I'm not sure exactly what your question is, but Tidal locking is fairly common for moons. If the Gas giant was in the habitable zone of the red dwarf star, then it would need to be fairly close and as a result the Moon would need to be fairly close to the Gas giant - it should be tidally locked to the gas giant, not the star. (A moon being tidally locked to a star is probably impossible because the planet will always have the greater tidal effect on the moon).
So your scenario, you have a moon, tidally locked to a gas giant planet, which orbits a star. Tides don't exist in a perfectly circular tidal lock because the pressure is constant, but there's no such thing as a perfectly circular orbit, so there will always be some tidal squeezing as the moon moves around the planet.
The real question is how eccentric the Moon's orbit is around the gas giant planet, because it's eccentricity will determine it's tidal squeezing and any libration.

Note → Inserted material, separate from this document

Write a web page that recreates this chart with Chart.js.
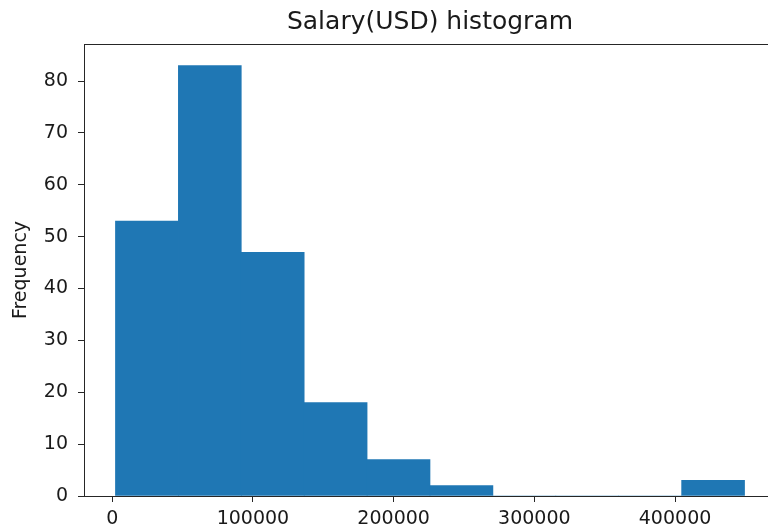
<!DOCTYPE html>
<html>
<head>
<meta charset="utf-8">
<script src="https://cdn.jsdelivr.net/npm/chart.js@4/dist/chart.umd.min.js"></script>
<style>
  html, body { margin: 0; padding: 0; background: #fff; overflow: hidden; }
  #wrap { width: 860px; height: 531px; }
</style>
</head>
<body>
<div id="wrap"><canvas id="c" width="860" height="531"></canvas></div>
<script>
const chartTitle = "Salary(USD) histogram";
const yAxisTitle = "Frequency";
const binEdges = [2300, 47010, 91720, 136430, 181140, 225850, 270560, 315270, 359980, 404690, 449400];
const binCounts = [53, 83, 47, 18, 7, 2, 0, 0, 0, 3];
const xTickValues = [0, 100000, 200000, 300000, 400000];
const yTickValues = [0, 10, 20, 30, 40, 50, 60, 70, 80];
const xRange = [-20055, 471755];
const yRange = [0, 87.15];

const points = binCounts.map((c, i) => ({ x: (binEdges[i] + binEdges[i + 1]) / 2, y: c }));

const FONT = "'DejaVu Sans', sans-serif";
const TXT = '#1a1a1a';
const AX = '#262626';

const frame = {
  id: 'frame',
  afterDraw(chart) {
    const { ctx, chartArea: a } = chart;
    ctx.save();
    ctx.strokeStyle = AX;
    ctx.lineWidth = 1;
    ctx.strokeRect(Math.round(a.left) + 0.5, Math.round(a.top) + 0.5,
                   Math.round(a.right - a.left), Math.round(a.bottom - a.top));
    ctx.restore();
  }
};

new Chart(document.getElementById('c'), {
  type: 'bar',
  data: {
    datasets: [{
      data: points,
      backgroundColor: '#1f77b4',
      borderWidth: 0,
      barPercentage: 1,
      categoryPercentage: 1,
      grouped: false
    }]
  },
  options: {
    responsive: false,
    animation: false,
    devicePixelRatio: 1,
    layout: { padding: 0 },
    plugins: {
      legend: { display: false },
      tooltip: { enabled: false },
      title: {
        display: true,
        text: chartTitle,
        color: TXT,
        font: { family: FONT, size: 25, weight: 'normal' },
        padding: { top: 7, bottom: 7 }
      }
    },
    scales: {
      x: {
        type: 'linear',
        min: xRange[0],
        max: xRange[1],
        offset: false,
        afterBuildTicks(s) { s.ticks = xTickValues.map(v => ({ value: v })); },
        afterFit(s) { s.height = 35; },
        grid: { display: true, offset: false, drawOnChartArea: false, drawTicks: true, tickLength: 6, color: AX, tickColor: AX },
        border: { display: true, color: AX, width: 1 },
        ticks: {
          color: TXT,
          font: { family: FONT, size: 19 },
          padding: 6,
          maxRotation: 0,
          autoSkip: false,
          callback: v => String(v)
        }
      },
      y: {
        type: 'linear',
        min: yRange[0],
        max: yRange[1],
        afterBuildTicks(s) { s.ticks = yTickValues.map(v => ({ value: v })); },
        afterFit(s) { s.width = 84; },
        grid: { display: true, drawOnChartArea: false, drawTicks: true, tickLength: 6, color: AX, tickColor: AX },
        border: { display: true, color: AX, width: 1 },
        title: {
          display: true,
          text: yAxisTitle,
          color: TXT,
          font: { family: FONT, size: 19 },
          padding: { top: 10, bottom: 0 }
        },
        ticks: {
          color: TXT,
          font: { family: FONT, size: 19 },
          padding: 10,
          autoSkip: false
        }
      },
      yRight: {
        type: 'linear',
        position: 'right',
        display: true,
        min: yRange[0],
        max: yRange[1],
        afterFit(s) { s.width = 84; },
        grid: { display: false },
        border: { display: false },
        ticks: { display: false }
      }
    }
  },
  plugins: [frame]
});
</script>
</body>
</html>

As far as periodic habitable zones, that would depend on how eccentric the orbit of the gas giant was around the star. You could have it moving in and out of the habitable zone, but it would presumably be a short-period orbit, so it would be a matter of days outside, then days inside, perhaps a week or two outside and a week or two inside, unless you went highly eccentric.
All these are general points. There's lots of variables.
There's no one answer for where the Moon would receive most of it's heat - you'd need to work out the specifics or orbit, distance and solar temperature and then give the Moon a specific orbit and then you could work out an approximation of where more heat comes from.
and this feels like worldbuilding to me. It's too hypothetical for astronomy.